Technology has been integral to music history, from luthiers (instrument builders) to composers (techniques) to archives (notational systems) to auditoria (acoustic architecture) to automation (piano rolls) etc. Sound in digital computational media inherited two principal pre-histories, both of which emerged in large part from a musical tradition that was expanding its scope from limited scale systems through serialism and futurism to encompass "any sound whatsoever":

  • Electroacoustic
    • manipulations of recorded sound on magnetic tape
    • that is, time-series data, captured from the real world and re-structured
      • speed changes, reversing, fading, mixing & layering, echo delays and tape loops, re-processing through rooms and springs, etc.
  • Electronic
    • construction of raw sound from analog circuits of resistors, capacitors, transistors etc.
    • that is, systems amenable to mathematical modeling and precise articulation
      • oscillators, filters, envelopes, etc.
      • some research in this area tended toward attempts to replicate realistic sounds of instruments and voices; other research explicitly sought sounds previously unknown

Both these threads remain central to computer music today in the form of samplers and DAWs, modular synthesizers and plugins.

Composers of the time also began to see all musical parameters as articulations of time at different scales, from macro-structures of an entire composition down to the microstructures of an individual sound event's timbre.

Digital representation of sound

Here are vinyl record grooves under an electron microscope:

http://www.synthgear.com/2010/audio-gear/record-grooves-electron-microscope/

These grooves are smooth and continuous, since records are an analog representation of sound, which is theoretically ideal. Unfortunately it is susceptible to noise and gradual degradation. The digital representation of sound on the other hand is completely discrete:

A CD under the electron microscope

At the simplest level, sounds are represented digitally as a discrete sequence of (binary encoded) numbers, representing a time series of quantized amplitude values that relate to the variations of compression an expansion in the air pressure waves we hear as sound.

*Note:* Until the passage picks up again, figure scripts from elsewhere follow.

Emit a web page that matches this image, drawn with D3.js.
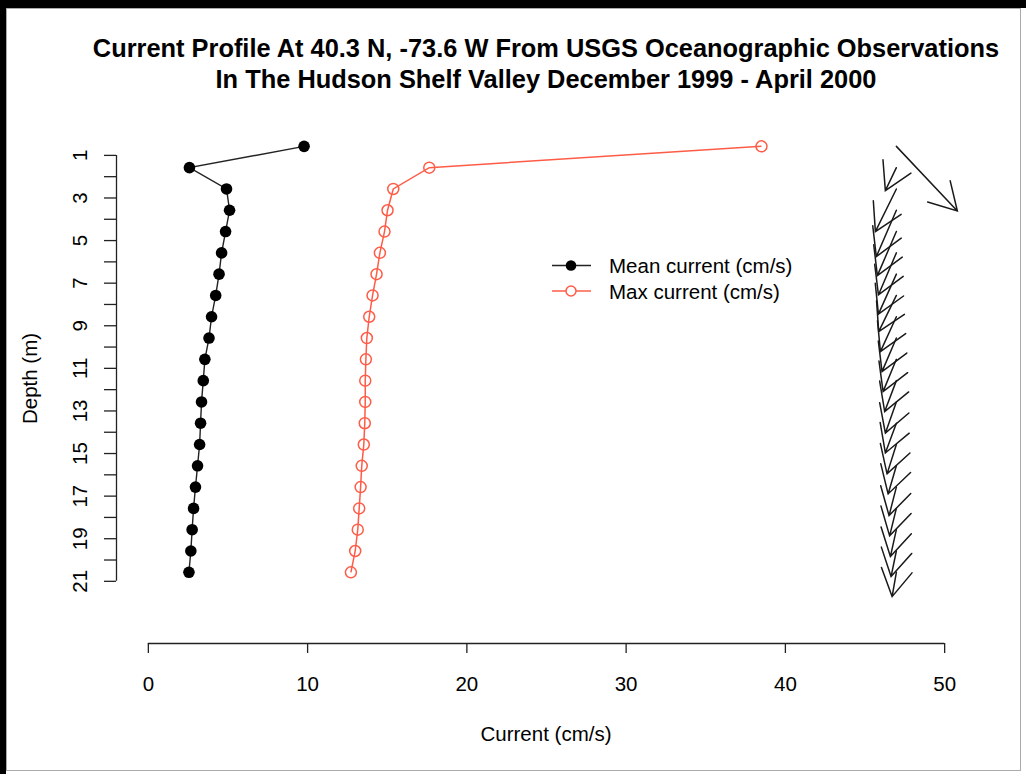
<!DOCTYPE html>
<html>
<head>
<meta charset="utf-8">
<script src="https://cdn.jsdelivr.net/npm/d3@7"></script>
<style>
  html, body { margin: 0; padding: 0; background: #fff; }
  svg { display: block; }
  text { font-family: "Liberation Sans", Arial, Helvetica, sans-serif; fill: #000; }
</style>
</head>
<body>
<svg id="chart" width="1026" height="774"></svg>
<script>
// ---- data ----
const titleLines = [
  "Current Profile At 40.3 N, -73.6 W From USGS Oceanographic Observations",
  "In The Hudson Shelf Valley December 1999 - April 2000"
];
const depths = [0.6, 1.6, 2.6, 3.6, 4.6, 5.6, 6.6, 7.6, 8.6, 9.6, 10.6,
                11.6, 12.6, 13.6, 14.6, 15.6, 16.6, 17.6, 18.6, 19.6, 20.6];
const meanCurrent = [9.81, 2.61, 4.94, 5.13, 4.88, 4.63, 4.47, 4.26, 4.00, 3.84, 3.58,
                     3.48, 3.37, 3.31, 3.25, 3.12, 2.99, 2.87, 2.78, 2.70, 2.58];
const maxCurrent = [38.53, 17.67, 15.41, 15.05, 14.86, 14.57, 14.36, 14.11, 13.90, 13.75, 13.69,
                    13.65, 13.65, 13.62, 13.56, 13.43, 13.36, 13.27, 13.18, 13.02, 12.75];
// mean velocity vector components (cm/s): east (u) and north (v)
const meanU = [6.42, -1.16, -2.21, -2.11, -2.00, -1.89, -1.89, -1.86, -1.68, -1.51, -1.40,
               -1.23, -1.16, -1.16, -0.98, -0.87, -0.77, -0.71, -0.63, -0.56, -0.45];
const meanV = [-6.80, -2.42, -4.49, -4.88, -4.64, -4.43, -4.21, -3.81, -3.67, -3.54, -3.40,
               -3.26, -3.29, -3.13, -3.09, -2.96, -3.00, -2.89, -2.83, -2.69, -2.56];
const arrowOriginX = 47;
const xTicks = [0, 10, 20, 30, 40, 50];
const yTicks = [1, 2, 3, 4, 5, 6, 7, 8, 9, 10, 11, 12, 13, 14, 15, 16, 17, 18, 19, 20, 21];
const yTickLabels = [1, 3, 5, 7, 9, 11, 13, 15, 17, 19, 21];
const legendLabels = ["Mean current (cm/s)", "Max current (cm/s)"];
const xTitle = "Current (cm/s)";
const yTitle = "Depth (m)";

// ---- layout ----
const svg = d3.select("#chart");
const plot = { left: 116, right: 976, top: 114, bottom: 643 };
const x = d3.scaleLinear().domain([-2, 52]).range([plot.left, plot.right]);
const y = d3.scaleLinear().domain([-0.92, 23.92]).range([plot.top, plot.bottom]);
const vecScale = d3.scaleLinear().domain([0, 1]).range([0, 9.5]);
const meanColor = "#000";
const maxColor = "#ff5c47";

svg.append("rect").attr("width", 1026).attr("height", 774).attr("fill", "#fff");

// frame
svg.append("rect").attr("x", 6.5).attr("y", 8.5).attr("width", 1014).attr("height", 762)
  .attr("fill", "none").attr("stroke", "#aaa").attr("stroke-width", 1);
svg.append("rect").attr("x", 0).attr("y", 0).attr("width", 1026).attr("height", 8).attr("fill", "#000");
svg.append("rect").attr("x", 0).attr("y", 0).attr("width", 6).attr("height", 774).attr("fill", "#000");

// title
const cx = (plot.left + plot.right) / 2;
svg.selectAll("text.title").data(titleLines).join("text")
  .attr("class", "title")
  .attr("x", cx).attr("y", (d, i) => 57 + i * 31)
  .attr("text-anchor", "middle")
  .attr("font-size", 25.4).attr("font-weight", "bold")
  .text(d => d);

// x axis
const xAxis = d3.axisBottom(x).tickValues(xTicks).tickSize(10).tickPadding(23).tickFormat(d3.format("d"));
const gx = svg.append("g").attr("transform", `translate(0,${plot.bottom})`).call(xAxis);
gx.select(".domain").attr("d", `M${x(0)},0.5H${x(50)}`).attr("stroke", "#222").attr("stroke-width", 1.3);
gx.selectAll(".tick line").attr("stroke", "#222").attr("stroke-width", 1.3);
gx.selectAll(".tick text").attr("font-size", 20.5).attr("font-family", "Liberation Sans, Arial, sans-serif").attr("fill", "#000");

svg.append("text").attr("x", cx).attr("y", 741).attr("text-anchor", "middle")
  .attr("font-size", 20.5).text(xTitle);

// y axis
const yAxis = d3.axisLeft(y).tickValues(yTicks).tickSize(12).tickFormat(d => yTickLabels.includes(d) ? d : "");
const gy = svg.append("g").attr("transform", `translate(${plot.left},0)`).call(yAxis);
gy.select(".domain").attr("d", `M0.5,${y(1)}V${y(21)}`).attr("stroke", "#222").attr("stroke-width", 1.3);
gy.selectAll(".tick line").attr("stroke", "#222").attr("stroke-width", 1.3);
gy.selectAll(".tick text")
  .attr("x", null).attr("dy", null)
  .attr("transform", "translate(-29,0) rotate(-90)")
  .attr("text-anchor", "middle")
  .attr("font-size", 20.5).attr("font-family", "Liberation Sans, Arial, sans-serif").attr("fill", "#000");

svg.append("text")
  .attr("transform", `translate(37,${(plot.top + plot.bottom) / 2}) rotate(-90)`)
  .attr("text-anchor", "middle").attr("font-size", 20.5).text(yTitle);

// mean current series
const rows = depths.map((d, i) => ({ depth: d, mean: meanCurrent[i], max: maxCurrent[i], u: meanU[i], v: meanV[i] }));
const lineMean = d3.line().x(d => x(d.mean)).y(d => y(d.depth));
const lineMax = d3.line().x(d => x(d.max)).y(d => y(d.depth));

svg.append("path").datum(rows).attr("d", lineMean)
  .attr("fill", "none").attr("stroke", "#222").attr("stroke-width", 1.4);
svg.selectAll("circle.mean").data(rows).join("circle").attr("class", "mean")
  .attr("cx", d => x(d.mean)).attr("cy", d => y(d.depth)).attr("r", 5.8).attr("fill", meanColor);

svg.append("path").datum(rows).attr("d", lineMax)
  .attr("fill", "none").attr("stroke", maxColor).attr("stroke-width", 1.5);
svg.selectAll("circle.max").data(rows).join("circle").attr("class", "max")
  .attr("cx", d => x(d.max)).attr("cy", d => y(d.depth)).attr("r", 5.5)
  .attr("fill", "none").attr("stroke", maxColor).attr("stroke-width", 1.5);

// vector arrows
const headLen = 31, headAng = Math.PI / 6;
const arrows = svg.append("g").attr("stroke", "#1a1a1a").attr("stroke-width", 1.5).attr("fill", "none")
  .attr("stroke-linecap", "round");
rows.forEach(d => {
  const x0 = x(arrowOriginX), y0 = y(d.depth);
  const x1 = x0 + vecScale(d.u), y1 = y0 - vecScale(d.v);
  const ang = Math.atan2(y0 - y1, x0 - x1);
  const p = d3.path();
  p.moveTo(x0, y0); p.lineTo(x1, y1);
  p.moveTo(x1 + headLen * Math.cos(ang + headAng), y1 + headLen * Math.sin(ang + headAng));
  p.lineTo(x1, y1);
  p.lineTo(x1 + headLen * Math.cos(ang - headAng), y1 + headLen * Math.sin(ang - headAng));
  arrows.append("path").attr("d", p.toString());
});

// legend
const leg = svg.append("g");
const legY = [265.5, 291];
legendLabels.forEach((lab, i) => {
  const col = i === 0 ? "#222" : maxColor;
  leg.append("line").attr("x1", 552).attr("x2", 591).attr("y1", legY[i]).attr("y2", legY[i])
    .attr("stroke", col).attr("stroke-width", 1.5);
  const c = leg.append("circle").attr("cx", 571).attr("cy", legY[i]).attr("r", i === 0 ? 5.3 : 5);
  if (i === 0) c.attr("fill", meanColor);
  else c.attr("fill", "#fff").attr("stroke", maxColor).attr("stroke-width", 1.5);
  leg.append("text").attr("x", 609).attr("y", legY[i] + 7.5).attr("font-size", 20.5).text(lab);
});
</script>
</body>
</html>
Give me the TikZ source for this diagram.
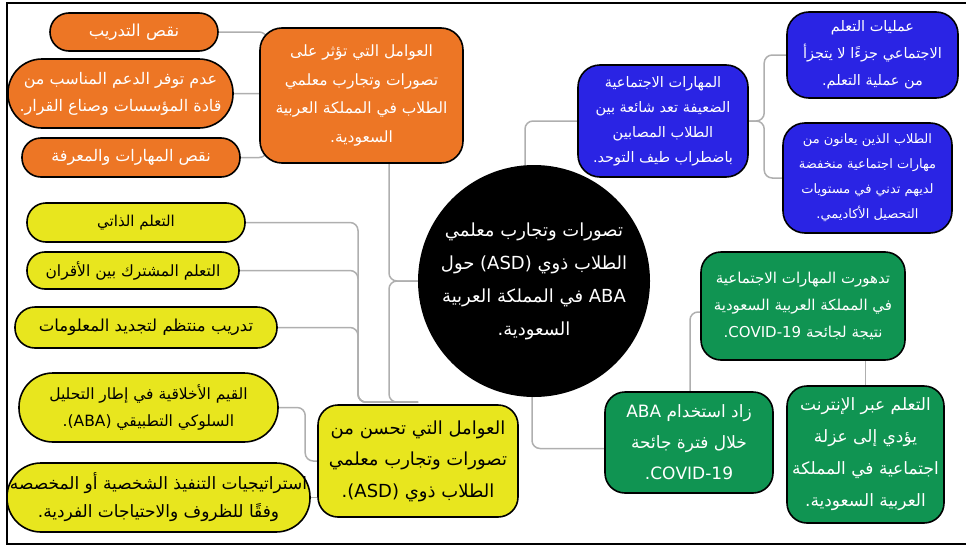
\documentclass[tikz,border=0pt]{standalone}
\usepackage{fontspec}
\newfontfamily\arabicfont[Script=Arabic]{DejaVu Sans}
\TeXXeTstate=1
\usetikzlibrary{backgrounds}
\definecolor{orangec}{RGB}{237,118,37}
\definecolor{bluec}{RGB}{42,36,228}
\definecolor{yellowc}{RGB}{232,230,30}
\definecolor{greenc}{RGB}{16,148,82}
\definecolor{linec}{RGB}{175,175,175}
\newcommand\artxt[1]{\beginR #1\endR}
\newcommand\fs[2]{\arabicfont\fontsize{#1}{#2}\selectfont}
\tikzset{
  box/.style={draw=black, line width=1.6pt, align=center, inner sep=0pt},
  orangebox/.style={box, fill=orangec, text=white},
  bluebox/.style={box, fill=bluec, text=white},
  yellowbox/.style={box, fill=yellowc, text=black},
  greenbox/.style={box, fill=greenc, text=white},
  conn/.style={draw=linec, line width=1.5pt, rounded corners=8pt},
  framestyle/.style={draw=black, line width=2pt}
}
\begin{document}
\begin{tikzpicture}[x=1pt,y=-1pt]
\useasboundingbox (0,0) rectangle (966,546);
\draw[framestyle] (970,3) -- (7,3) -- (7,544) -- (970,544);

% orange group
\node[orangebox, minimum width=168pt, minimum height=38pt, rounded corners=19pt, font=\fs{16.5}{27}] (o1) at (134,32) {\artxt{نقص التدريب}};
\node[orangebox, minimum width=225pt, minimum height=69pt, rounded corners=34pt, font=\fs{16}{27}] (o2) at (120.5,93.5) {\artxt{عدم توفر  الدعم المناسب من}\\\artxt{قادة المؤسسات وصناع القرار.}};
\node[orangebox, minimum width=218pt, minimum height=39pt, rounded corners=19pt, font=\fs{16}{27}] (o3) at (131,157.5) {\artxt{نقص المهارات والمعرفة}};
\node[orangebox, minimum width=203pt, minimum height=135pt, rounded corners=22pt, font=\fs{15.5}{28.5}] (om) at (361.5,95.5) {\artxt{العوامل التي تؤثر على}\\\artxt{تصورات وتجارب معلمي}\\\artxt{الطلاب في المملكة العربية}\\\artxt{السعودية.}};

% blue group
\node[bluebox, minimum width=170pt, minimum height=112pt, rounded corners=22pt, font=\fs{14.5}{25}] (bm) at (663,121) {\artxt{المهارات الاجتماعية}\\\artxt{الضعيفة تعد شائعة بين}\\\artxt{الطلاب المصابين}\\\artxt{باضطراب طيف التوحد.}};
\node[bluebox, minimum width=171pt, minimum height=86pt, rounded corners=22pt, font=\fs{14.5}{27}] (b1) at (872.5,55) {\artxt{عمليات التعلم}\\\artxt{الاجتماعي جزءًا لا يتجزأ}\\\artxt{من عملية التعلم.}};
\node[bluebox, minimum width=169pt, minimum height=110pt, rounded corners=22pt, font=\fs{13}{25}] (b2) at (867.5,178) {\artxt{الطلاب الذين يعانون من}\\\artxt{مهارات اجتماعية منخفضة}\\\artxt{لديهم تدني في مستويات}\\\artxt{التحصيل الأكاديمي.}};

% centre
\node[circle, fill=black, minimum size=232pt, inner sep=0pt, text=white, align=center, font=\fs{18}{33}] (c) at (534,281) {\artxt{تصورات وتجارب معلمي}\\\artxt{الطلاب ذوي \beginL(ASD)\endL{} حول}\\\artxt{\beginL ABA\endL{} في المملكة العربية}\\\artxt{السعودية.}};

% green group
\node[greenbox, minimum width=204pt, minimum height=108pt, rounded corners=20pt, font=\fs{15}{27}] (gt) at (803,306) {\artxt{تدهورت المهارات الاجتماعية}\\\artxt{في المملكة العربية السعودية}\\\artxt{نتيجة لجائحة \beginL COVID-19\endL.}};
\node[greenbox, minimum width=168pt, minimum height=101pt, rounded corners=20pt, font=\fs{17}{31}] (gl) at (689,442.5) {\artxt{زاد استخدام \beginL ABA\endL}\\\artxt{خلال فترة جائحة}\\\artxt{\beginL COVID-19\endL.}};
\node[greenbox, minimum width=157pt, minimum height=137pt, rounded corners=20pt, font=\fs{17}{32}] (gr) at (865.5,454.5) {\artxt{التعلم عبر الإنترنت}\\\artxt{يؤدي إلى عزلة}\\\artxt{اجتماعية في المملكة}\\\artxt{العربية السعودية.}};

% yellow group
\node[yellowbox, minimum width=200pt, minimum height=112pt, rounded corners=20pt, font=\fs{18}{31.5}] (ym) at (418,461) {\artxt{العوامل التي تحسن من}\\\artxt{تصورات وتجارب معلمي}\\\artxt{الطلاب ذوي \beginL(ASD)\endL.}};
\node[yellowbox, minimum width=218pt, minimum height=39pt, rounded corners=19pt, font=\fs{15}{27}] (y1) at (136,222.5) {\artxt{التعلم الذاتي}};
\node[yellowbox, minimum width=212pt, minimum height=37pt, rounded corners=18pt, font=\fs{15.5}{27}] (y2) at (133,270.5) {\artxt{التعلم المشترك بين الأقران}};
\node[yellowbox, minimum width=262pt, minimum height=41pt, rounded corners=20pt, font=\fs{16.5}{27}] (y3) at (146,327.5) {\artxt{تدريب منتظم لتجديد المعلومات}};
\node[yellowbox, minimum width=259pt, minimum height=69pt, rounded corners=34pt, font=\fs{15.5}{27}] (y4) at (148.5,407.5) {\artxt{القيم الأخلاقية في إطار التحليل}\\\artxt{السلوكي  التطبيقي \beginL(ABA)\endL.}};
\node[yellowbox, minimum width=303pt, minimum height=69pt, rounded corners=34pt, font=\fs{17}{28}] (y5) at (158.5,497.5) {\artxt{استراتيجيات التنفيذ الشخصية أو المخصصه}\\\artxt{وفقًا للظروف والاحتياجات الفردية.}};

\begin{pgfonlayer}{background}
  \draw[conn] (o1.east) -| ([xshift=8pt]om.west);
  \draw[conn] (o2.east) -| ([xshift=8pt]om.west);
  \draw[conn] (o3.east) -| ([xshift=8pt]om.west);
  \draw[conn] ([xshift=27.5pt]om.south) |- (c.center);
  \draw[conn] (c.center) -| ([xshift=-29pt,yshift=2pt]ym.north) -- ([yshift=2pt]ym.north);
  \draw[conn] (y1.east) -| ([xshift=-60pt,yshift=2pt]ym.north) -- ([yshift=2pt]ym.north);
  \draw[conn] (y2.east) -| ([xshift=-60pt,yshift=2pt]ym.north) -- ([yshift=2pt]ym.north);
  \draw[conn] (y3.east) -| ([xshift=-60pt,yshift=2pt]ym.north) -- ([yshift=2pt]ym.north);
  \draw[conn] (y4.east) -| ([xshift=-12pt]ym.west) -- (ym.west);
  \draw[conn] (y5.east) -- (y5.east -| ym.west);
  \draw[conn] ([xshift=-9pt]c.center) |- (bm.west);
  \draw[conn] (bm.east) -| ([xshift=-22pt]b1.west) -- (b1.west);
  \draw[conn] (bm.east) -| ([xshift=-18pt]b2.west) -- (b2.west);
  \draw[conn] ([xshift=-2pt]c.center) |- ([yshift=-6pt]gl.west);
  \draw[conn] ([xshift=1pt]gl.north) |- ([yshift=-6pt]gt.west);
  \draw[conn] (gr.north |- gt.south) -- (gr.north);
\end{pgfonlayer}
\end{tikzpicture}
\end{document}
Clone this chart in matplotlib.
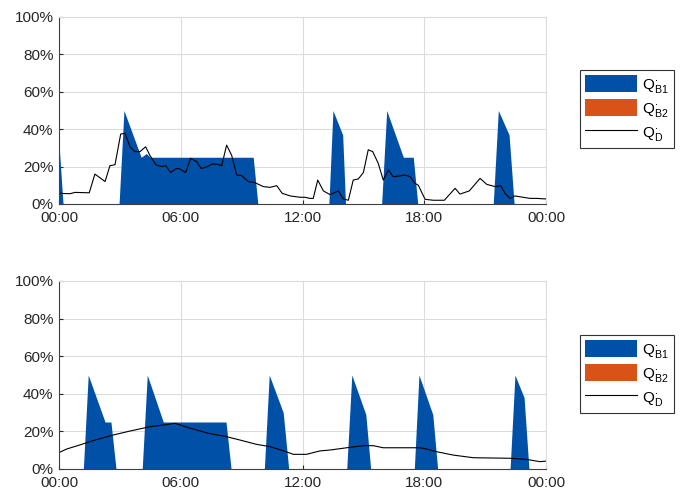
import matplotlib
matplotlib.use('Agg')
import matplotlib.pyplot as plt

plt.rcParams['font.family'] = ['Liberation Sans', 'DejaVu Sans']
plt.rcParams['mathtext.fontset'] = 'custom'
plt.rcParams['mathtext.rm'] = 'Liberation Sans'
plt.rcParams['mathtext.it'] = 'Liberation Sans'

# hours of the day, values in %
top_b1_t = [0, 0.2, 2.96, 3.2, 4.05, 4.3, 4.5, 9.57, 9.8, 13.3, 13.5, 13.98, 14.12,
            15.9, 16.15, 16.97, 17.46, 17.68, 21.4, 21.65, 22.18, 22.43, 24]
top_b1_v = [32, 0, 0, 50, 25, 27, 25, 25, 0, 0, 50, 37, 0,
            0, 50, 25, 25, 0, 0, 50, 37, 0, 0]

top_d_t = [0, 0.54, 0.79, 1.49, 1.77, 2.27, 2.51, 2.76, 3.04, 3.25, 3.5, 3.74, 3.99,
           4.27, 4.48, 4.77, 5.06, 5.26, 5.5, 5.77, 5.96, 6.24, 6.49, 6.79, 7.0,
           7.23, 7.56, 7.8, 8.02, 8.26, 8.51, 8.76, 9.0, 9.33, 9.66, 10.07, 10.4,
           10.73, 11.0, 11.4, 11.88, 12.12, 12.37, 12.53, 12.75, 13.03, 13.36,
           13.77, 14.01, 14.26, 14.5, 14.75, 15.0, 15.24, 15.46, 15.73, 15.98,
           16.23, 16.47, 16.8, 17.05, 17.3, 17.55, 17.71, 18.04, 18.45, 18.99,
           19.52, 19.76, 20.22, 20.75, 21.08, 21.49, 21.77, 21.98, 22.23, 22.47,
           23.21, 23.54, 24]
top_d_v = [5.7, 5.5, 6.2, 6.0, 16, 12, 20.5, 21, 37.4, 37.8, 30.6, 28, 28,
           30.6, 26, 21, 20, 20.5, 16.8, 19, 18.7, 16.8, 24.4, 22.6, 19,
           19.6, 21.4, 21.2, 20.5, 31.5, 26, 15.5, 15.2, 12, 11.4, 9.3, 8.9,
           9.8, 5.7, 4.3, 3.6, 3.6, 3.0, 3.0, 12.8, 7.0, 5.0,
           7.0, 2.7, 2.0, 12.8, 13.4, 16.8, 29, 28, 21.8, 12.8,
           18.2, 14.6, 15, 15.5, 14.6, 11, 10, 2.5, 2.0, 2.0,
           8.4, 5.3, 7.0, 13.7, 10.5, 9.3, 9.8, 5.7, 3.0, 4.3,
           3.0, 3.0, 2.7]

bot_b1_t = [0, 1.2, 1.44, 2.27, 2.56, 2.81, 4.1, 4.35, 5.14, 8.23, 8.48,
            10.12, 10.36, 11.05, 11.32, 14.18, 14.43, 15.12, 15.36,
            17.51, 17.74, 18.42, 18.66, 22.23, 22.47, 22.92, 23.16, 24]
bot_b1_v = [0, 0, 50, 25, 25, 0, 0, 50, 25, 25, 0,
            0, 50, 30, 0, 0, 50, 29, 0,
            0, 50, 29, 0, 0, 50, 38, 0, 0]

bot_d_t = [0, 0.37, 1.03, 1.77, 2.68, 3.5, 4.48, 5.14, 5.72, 6.37, 7.36, 8.26,
           8.92, 9.74, 10.4, 11.05, 11.55, 12.2, 12.85, 13.36, 14.18, 15.0,
           15.49, 15.98, 16.64, 17.79, 18.12, 18.61, 19.43, 20.42, 22.23,
           23.05, 23.7, 24]
bot_d_v = [8.7, 10.6, 12.8, 15.4, 18.1, 20.2, 22.5, 23.4, 24.3, 22, 19, 17.2,
           15.4, 13.1, 11.9, 9.7, 7.8, 7.8, 9.6, 10.1, 11.3, 12.4,
           12.4, 11.3, 11.3, 11.3, 10.6, 9.2, 7.4, 6.0, 5.7,
           5.1, 3.9, 4.2]

x_ticks = [0, 6, 12, 18, 24]
x_labels = ['00:00', '06:00', '12:00', '18:00', '00:00']
y_ticks = [0, 20, 40, 60, 80, 100]

blue = '#0050a8'
orange = '#d95319'
W, H = 680, 492

fig = plt.figure(figsize=(W / 100, H / 100), dpi=100)

def make_axes(rect, b1_t, b1_v, d_t, d_v, leg_top):
    ax = fig.add_axes(rect)
    ax.fill_between(b1_t, 0, b1_v, color=blue, lw=0, label=r'$\mathregular{Q^{\cdot}_{B1}}$')
    ax.fill_between(b1_t, b1_v, b1_v, color=orange, lw=0, label=r'$\mathregular{Q^{\cdot}_{B2}}$')
    ax.plot(d_t, d_v, color='black', lw=0.8, label=r'$\mathregular{Q^{\cdot}_{D}}$')
    ax.set_xlim(0, 24)
    ax.set_ylim(0, 100)
    ax.set_xticks(x_ticks)
    ax.set_xticklabels(x_labels)
    ax.set_yticks(y_ticks)
    ax.set_yticklabels(['{}%'.format(v) for v in y_ticks])
    ax.grid(True, color='#dcdcdc', lw=0.8)
    ax.set_axisbelow(True)
    ax.tick_params(direction='in', length=3, labelsize=11, colors='#262626')
    ax.tick_params(axis='x', pad=5)
    ax.tick_params(axis='y', pad=4)
    for s in ['left', 'bottom']:
        ax.spines[s].set_color('#404040')
    for s in ['top', 'right']:
        ax.spines[s].set_color('#dcdcdc')
    leg = ax.legend(loc='upper left', bbox_to_anchor=(580 / W, 1 - leg_top / H),
                    bbox_transform=fig.transFigure, borderaxespad=0,
                    fancybox=False, framealpha=1, edgecolor='#333333',
                    fontsize=11, handlelength=3.4, handleheight=1.3,
                    handletextpad=0.3, labelspacing=0.3, borderpad=0.35)
    leg.get_frame().set_linewidth(0.8)
    return ax

make_axes([59 / W, 1 - 204 / H, 487 / W, 187 / H],
          top_b1_t, top_b1_v, top_d_t, top_d_v, 70)
make_axes([59 / W, 1 - 469 / H, 487 / W, 188 / H],
          bot_b1_t, bot_b1_v, bot_d_t, bot_d_v, 335)

fig.savefig('out.png', dpi=100)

The advent of digital computers promised a kind of unification of the electronic and electroacoustic spaces, since data as a sequence of numbers can be both manipulated as memory (electroacoustic) and generated algorithmically (electronic). That is, the ability to represent sound as data allowed the complete exploration of "any sound whatsoever" to numeric, algorithmic analysis. Composers such as Iannis Xenakis and Herbert Brun attempted to build algorithms that would specify works from individual samples up, disovering entire new realms of noise.

Sampling

Although we can represent continuous functions in the computer (e.g. by name, as in Math.sin), we cannot accurately represent continuous signals they produce, as they would require infinite memory. Instead we sample a function, such as a sound being recorded, so rapidly, that we produce a series of values that seem perceptually continuous. Digitized audio a discrete-time, discrete-level signal of an electrical signal. Samples are quantized to a specific bit depth and encoded in series at a specific rate, called the sampling rate.

Sampling

How fast is fast enough? If the function changes continuously but only very slowly, only a few samples per second are enough to reconstruct a function's curve. You do not need to look at the sun every millisecond to see how it moves; checking once per minute would be more than enough. But if we didn't check fast enough, we might miss important information. If we checked it once every 24 hours, it would appear to be stationary. If we checked the sun's position once every 23 hours we would only see a complete cycle every 24 days, and it would make the sun appear to be slowly moving backwards! This phenomenon is called aliasing. The Nyquist-Shannon sampling theorem states that the highest frequency that can be accurately represented is one half of the sampling frequency (the Nyquist frequency). Anything above this frequency will alias and appear to be a lower frequency. That is, we would have to check the sun at every 12 hours or less to accurately know the rate: enough to capture both night and day (or sunrise and sunset).

Aliasing

An event that occurs repeatedly, like the sun rising and setting, can be described in terms of its repetition period, or cyclic frequency (the one is the inverse of the other).

period = 1 / frequency

frequency = 1 / period

In units:

seconds = 1 / Hertz

Hertz = 1 / seconds

---image:img/timescales_of_music.png

Image taken from Roads, Curtis. Microsound. MIT press, 2004.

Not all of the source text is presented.